2. Marketers tend to be
more right-brain than left-brain. They enjoy concepts and creativity and innovation and inspiration, but not the repetitive types of analysis that tend to extract true insights from the cacaphony of
marketplace response. Many don't have the patience for disciplined experimentation and continuous improvement, preferring to "try new things" and make a name for themselves within their
industry.
Fortunately, there are tools to help us overcome our fundamental limitations (personal or organizational) and learn from the collective experience of others. For example, in
2009 the Marketing Science Institute published a book edited by Professor Mike Hanssens of UCLA's Anderson School called "Empirical Generalizations about Marketing Impact," which clearly
lists 16 categories of collective learnings from hundreds of academic studies of marketing impact over the last few decades. For example, did you know that:
- Gains in market share do not often lead to gains in profitability in either short- or long-run.
- Changes in
pricing have approximately 26 TIMES the impact on sales as changes in advertising spend levels.

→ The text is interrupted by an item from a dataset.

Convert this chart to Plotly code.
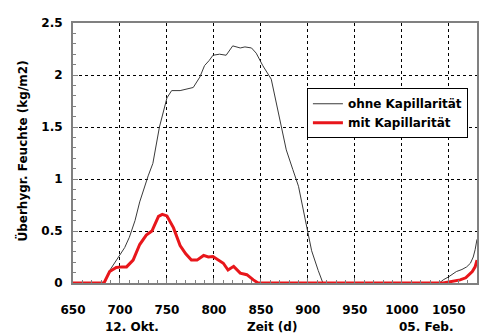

- Changes in sales budgets have more than 3 TIMES the impact
on sales compared to changes in ad spending.
- If advertising doesn't work in the short term, it will NOT work in the long term with more exposure.

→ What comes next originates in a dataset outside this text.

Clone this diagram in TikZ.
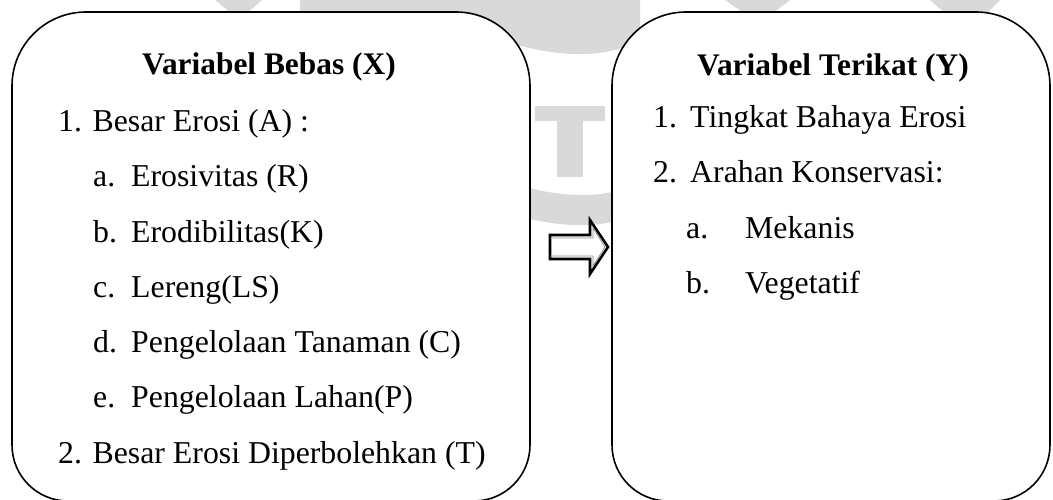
\documentclass[tikz,border=0pt]{standalone}
\usepackage{fontspec}
\setmainfont{Liberation Serif}
\begin{document}
\begin{tikzpicture}[x=1pt,y=-1pt,
  boxline/.style={draw=black,line width=1.6pt,fill=white},
  txt/.style={anchor=base west,inner sep=0pt,font=\fontsize{31.8pt}{36pt}\selectfont},
  head/.style={anchor=base west,inner sep=0pt,font=\fontsize{31.4pt}{36pt}\selectfont\bfseries},
  wm/.style={fill=black!15,draw=none}]
\useasboundingbox (0,0) rectangle (1053,500);
% watermark
\fill[wm] (215,0)--(262,0)--(246,14)--(232,14)--cycle;
\fill[wm] (300,0)--(640,0)--(640,40) .. controls (600,62) and (545,58) .. (470,30) -- (300,12) -- cycle;
\fill[wm] (535,106) rectangle (605,121);
\fill[wm] (557,121) rectangle (583,177);
\fill[wm] (530,188) .. controls (560,196) and (590,197) .. (612,192) -- (612,222) .. controls (590,227) and (560,226) .. (530,219) -- cycle;
\fill[wm] (725,0)--(790,0)--(772,14)--(745,14)--cycle;
\fill[wm] (930,0)--(1000,0)--(986,14)--(946,14)--cycle;
% boxes
\path[boxline] (12,445) -- (12,86) arc[start angle=180,end angle=270,radius=74]
  -- (456,12) arc[start angle=270,end angle=360,radius=74]
  -- (530,445) arc[start angle=0,end angle=90,radius=56]
  -- (68,501) arc[start angle=90,end angle=180,radius=56] -- cycle;
\path[boxline] (612,445) -- (612,86) arc[start angle=180,end angle=270,radius=74]
  -- (976,12) arc[start angle=270,end angle=360,radius=74]
  -- (1050,445) arc[start angle=0,end angle=90,radius=56]
  -- (668,501) arc[start angle=90,end angle=180,radius=56] -- cycle;
\coordinate (L) at (271,256);
\coordinate (R) at (831,256);
% arrow
\draw[line width=2.6pt,line join=miter,fill=white]
  (550,235) -- (590,235) -- (590,220) -- (608,247) -- (590,274) -- (590,259) -- (550,259) -- cycle;
\draw[line width=0.8pt,draw=black!45,line join=miter]
  (550,238) -- (593,238) -- (593,228) -- (605,247) -- (593,266) -- (593,256) -- (550,256);
% left texts
\node[head] (hl) at (142,75) {Variabel Bebas (X)};
\node[txt] (l1) at (58,132) {1. Besar Erosi (A) :};
\node[txt] (la) at (93,187) {a.};
\node[txt] (lat) at (131,187) {Erosivitas (R)};
\node[txt] (lb) at (93,242) {b.};
\node[txt] (lbt) at (131,242) {Erodibilitas(K)};
\node[txt] (lc) at (93,297) {c.};
\node[txt] (lct) at (131,297) {Lereng(LS)};
\node[txt] (ld) at (93,352) {d.};
\node[txt] (ldt) at (131,352) {Pengelolaan Tanaman (C)};
\node[txt] (le) at (93,407) {e.};
\node[txt] (let) at (131,407) {Pengelolaan Lahan(P)};
\node[txt] (l2) at (58,463) {2. Besar Erosi Diperbolehkan (T)};
% right texts
\node[head] (hr) at (697,76) {Variabel Terikat (Y)};
\node[txt] (r1) at (653,128) {1.};
\node[txt] (r1t) at (690,128) {Tingkat Bahaya Erosi};
\node[txt] (r2) at (653,183) {2.};
\node[txt] (r2t) at (690,183) {Arahan Konservasi:};
\node[txt] (ra) at (686,238) {a.};
\node[txt] (rat) at (745,238) {Mekanis};
\node[txt] (rb) at (686,293) {b.};
\node[txt] (rbt) at (745,293) {Vegetatif};
\end{tikzpicture}
\end{document}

These are but a few of the gems you find in this book, which you can order at www.MSI.org. Or, if you prefer, check out Mike Hanssens' recent webcast on this topic to
be really astounded by all the things that you SHOULD have known about marketing but likely didn't (or didn't have the proof).
When we get marketing "right", we make it
really HARD for OTHERS to imitate. That's why the big marketing victories are so transformative for companies (and careers). If we got just a little better at standing on the knowledge
shoulders of our marketing forefathers (and mothers), we might actually get it "right" more often, and make it harder for THEM to catch up with us.